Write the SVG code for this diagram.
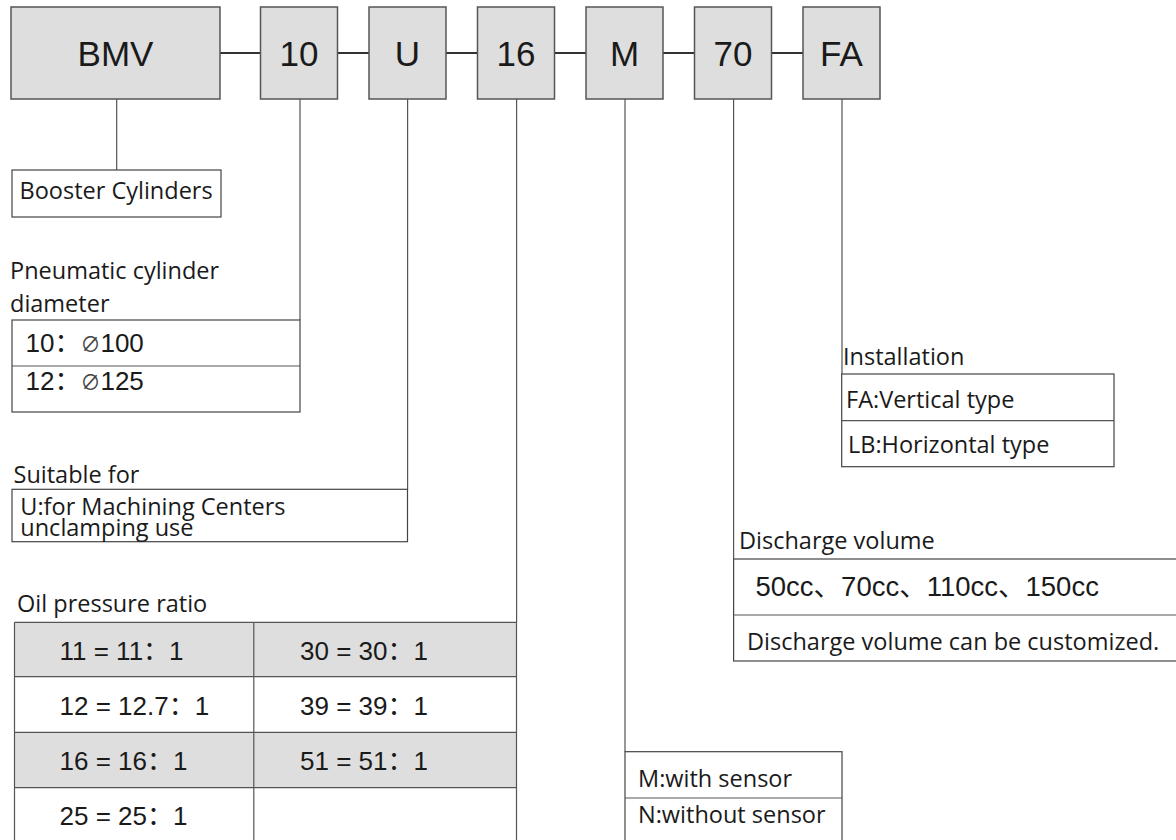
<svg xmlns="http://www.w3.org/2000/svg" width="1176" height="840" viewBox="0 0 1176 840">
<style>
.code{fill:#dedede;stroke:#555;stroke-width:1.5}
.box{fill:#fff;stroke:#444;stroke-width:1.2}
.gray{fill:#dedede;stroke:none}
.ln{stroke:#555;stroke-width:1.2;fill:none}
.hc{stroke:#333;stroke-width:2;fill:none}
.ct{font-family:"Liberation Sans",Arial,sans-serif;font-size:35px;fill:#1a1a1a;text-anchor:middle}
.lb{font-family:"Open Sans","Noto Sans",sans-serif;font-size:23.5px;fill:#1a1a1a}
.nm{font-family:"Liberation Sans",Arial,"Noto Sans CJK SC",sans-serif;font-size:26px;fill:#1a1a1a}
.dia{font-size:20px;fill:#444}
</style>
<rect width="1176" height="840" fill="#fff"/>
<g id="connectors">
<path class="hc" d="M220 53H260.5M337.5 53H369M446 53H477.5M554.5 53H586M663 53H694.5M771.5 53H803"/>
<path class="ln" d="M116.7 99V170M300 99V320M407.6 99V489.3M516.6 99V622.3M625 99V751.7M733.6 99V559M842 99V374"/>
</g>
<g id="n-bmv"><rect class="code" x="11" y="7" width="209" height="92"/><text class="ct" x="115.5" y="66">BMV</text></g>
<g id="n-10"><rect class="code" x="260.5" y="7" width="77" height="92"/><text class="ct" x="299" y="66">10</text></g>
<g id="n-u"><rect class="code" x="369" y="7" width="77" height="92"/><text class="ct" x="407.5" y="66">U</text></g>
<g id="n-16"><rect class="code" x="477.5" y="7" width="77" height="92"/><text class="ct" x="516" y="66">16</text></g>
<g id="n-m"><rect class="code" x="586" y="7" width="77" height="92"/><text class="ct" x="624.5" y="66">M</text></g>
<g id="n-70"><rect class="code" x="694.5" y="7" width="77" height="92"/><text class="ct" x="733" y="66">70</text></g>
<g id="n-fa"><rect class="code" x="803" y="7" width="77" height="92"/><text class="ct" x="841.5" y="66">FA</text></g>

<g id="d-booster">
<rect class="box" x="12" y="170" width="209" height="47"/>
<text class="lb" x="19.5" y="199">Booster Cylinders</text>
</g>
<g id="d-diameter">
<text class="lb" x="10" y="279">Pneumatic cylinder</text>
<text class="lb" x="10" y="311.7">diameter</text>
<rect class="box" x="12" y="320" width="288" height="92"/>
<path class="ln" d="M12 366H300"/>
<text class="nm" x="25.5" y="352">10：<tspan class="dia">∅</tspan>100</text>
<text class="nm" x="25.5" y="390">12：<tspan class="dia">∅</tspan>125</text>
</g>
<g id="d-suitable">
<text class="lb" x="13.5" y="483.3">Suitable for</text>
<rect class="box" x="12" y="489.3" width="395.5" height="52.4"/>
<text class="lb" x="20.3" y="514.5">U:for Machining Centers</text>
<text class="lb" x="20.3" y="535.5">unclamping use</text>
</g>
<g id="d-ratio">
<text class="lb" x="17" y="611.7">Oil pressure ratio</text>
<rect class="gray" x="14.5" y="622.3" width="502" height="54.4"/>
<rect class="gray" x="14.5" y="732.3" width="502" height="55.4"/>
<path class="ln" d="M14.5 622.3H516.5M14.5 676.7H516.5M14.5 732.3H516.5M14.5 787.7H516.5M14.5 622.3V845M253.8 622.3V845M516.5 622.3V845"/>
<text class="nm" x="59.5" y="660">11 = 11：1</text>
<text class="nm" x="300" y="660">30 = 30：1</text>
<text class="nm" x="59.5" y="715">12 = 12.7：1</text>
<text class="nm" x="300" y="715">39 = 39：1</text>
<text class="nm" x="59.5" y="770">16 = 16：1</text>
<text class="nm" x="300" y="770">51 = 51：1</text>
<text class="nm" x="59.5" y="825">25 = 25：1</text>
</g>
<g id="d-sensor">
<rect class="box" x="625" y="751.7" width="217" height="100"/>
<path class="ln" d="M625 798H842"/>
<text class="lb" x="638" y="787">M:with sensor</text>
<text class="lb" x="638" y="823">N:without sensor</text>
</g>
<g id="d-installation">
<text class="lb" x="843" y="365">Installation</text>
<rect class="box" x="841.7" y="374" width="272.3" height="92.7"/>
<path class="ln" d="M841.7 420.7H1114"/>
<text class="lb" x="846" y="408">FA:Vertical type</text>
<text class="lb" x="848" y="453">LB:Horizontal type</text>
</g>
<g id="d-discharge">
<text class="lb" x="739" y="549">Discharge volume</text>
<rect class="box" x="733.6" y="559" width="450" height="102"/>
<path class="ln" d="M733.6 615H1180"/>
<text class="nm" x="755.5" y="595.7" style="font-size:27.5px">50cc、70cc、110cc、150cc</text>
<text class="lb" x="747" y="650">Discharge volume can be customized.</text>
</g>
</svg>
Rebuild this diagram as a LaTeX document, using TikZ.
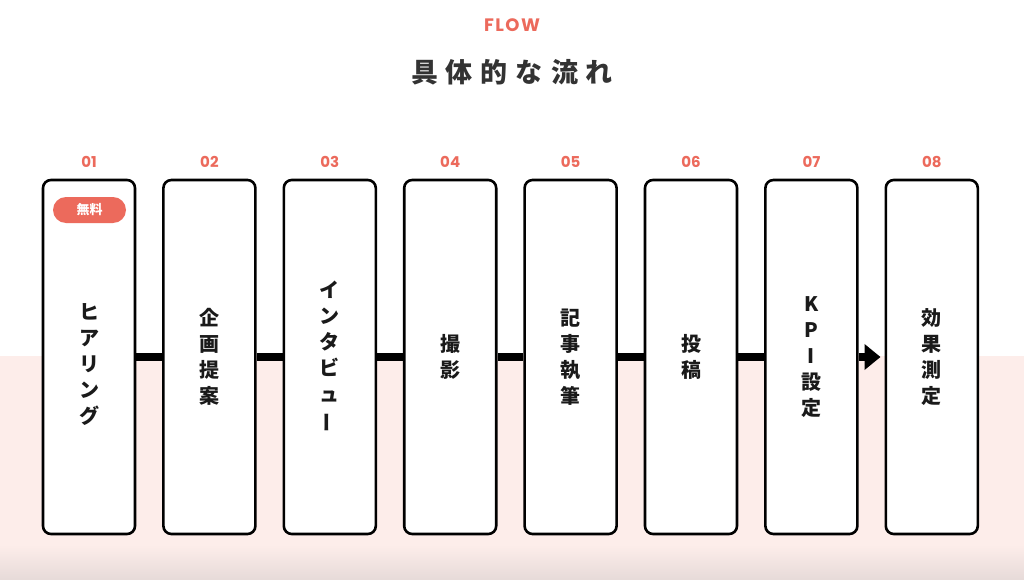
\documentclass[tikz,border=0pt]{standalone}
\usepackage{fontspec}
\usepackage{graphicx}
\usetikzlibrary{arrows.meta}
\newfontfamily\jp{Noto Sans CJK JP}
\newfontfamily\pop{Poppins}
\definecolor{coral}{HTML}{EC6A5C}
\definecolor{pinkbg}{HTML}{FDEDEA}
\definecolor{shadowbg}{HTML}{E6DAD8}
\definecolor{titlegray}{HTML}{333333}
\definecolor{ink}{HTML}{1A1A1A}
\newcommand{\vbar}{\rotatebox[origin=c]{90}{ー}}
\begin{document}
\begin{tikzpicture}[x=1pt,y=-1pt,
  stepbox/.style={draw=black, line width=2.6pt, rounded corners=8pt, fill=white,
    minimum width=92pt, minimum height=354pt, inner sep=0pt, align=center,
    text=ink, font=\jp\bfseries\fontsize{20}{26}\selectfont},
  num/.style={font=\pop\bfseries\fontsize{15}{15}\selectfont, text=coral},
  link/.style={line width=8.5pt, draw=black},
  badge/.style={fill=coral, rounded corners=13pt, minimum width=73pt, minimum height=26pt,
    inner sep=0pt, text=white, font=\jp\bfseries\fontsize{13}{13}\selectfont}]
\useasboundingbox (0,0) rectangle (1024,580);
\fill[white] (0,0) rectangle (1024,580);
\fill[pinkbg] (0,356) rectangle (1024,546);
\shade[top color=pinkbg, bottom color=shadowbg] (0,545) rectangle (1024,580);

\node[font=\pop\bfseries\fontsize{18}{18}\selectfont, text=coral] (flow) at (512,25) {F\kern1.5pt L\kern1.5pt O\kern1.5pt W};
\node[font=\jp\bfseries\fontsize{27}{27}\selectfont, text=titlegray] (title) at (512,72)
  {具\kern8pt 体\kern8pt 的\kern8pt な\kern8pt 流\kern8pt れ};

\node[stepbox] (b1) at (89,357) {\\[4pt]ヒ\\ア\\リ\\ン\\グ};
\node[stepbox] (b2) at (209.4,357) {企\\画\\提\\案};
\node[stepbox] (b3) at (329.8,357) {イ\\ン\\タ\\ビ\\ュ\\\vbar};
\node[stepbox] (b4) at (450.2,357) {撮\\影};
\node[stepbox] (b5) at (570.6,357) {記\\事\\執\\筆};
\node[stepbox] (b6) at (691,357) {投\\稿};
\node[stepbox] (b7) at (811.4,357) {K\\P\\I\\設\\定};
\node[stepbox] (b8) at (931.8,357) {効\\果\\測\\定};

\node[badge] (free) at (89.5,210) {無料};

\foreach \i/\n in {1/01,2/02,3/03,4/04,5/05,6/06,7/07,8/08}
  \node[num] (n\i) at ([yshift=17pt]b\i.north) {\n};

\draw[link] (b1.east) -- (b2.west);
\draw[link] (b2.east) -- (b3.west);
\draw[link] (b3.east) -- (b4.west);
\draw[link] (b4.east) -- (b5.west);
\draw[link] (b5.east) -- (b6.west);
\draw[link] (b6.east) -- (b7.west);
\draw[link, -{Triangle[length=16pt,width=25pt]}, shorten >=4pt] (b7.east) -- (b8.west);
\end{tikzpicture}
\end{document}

◇ ◇ ◇ ◇

SET TASK: Within the entries above, work out how many lines contain the word "code". The number alone is the answer.

SOLUTION TO THIS TASK: 9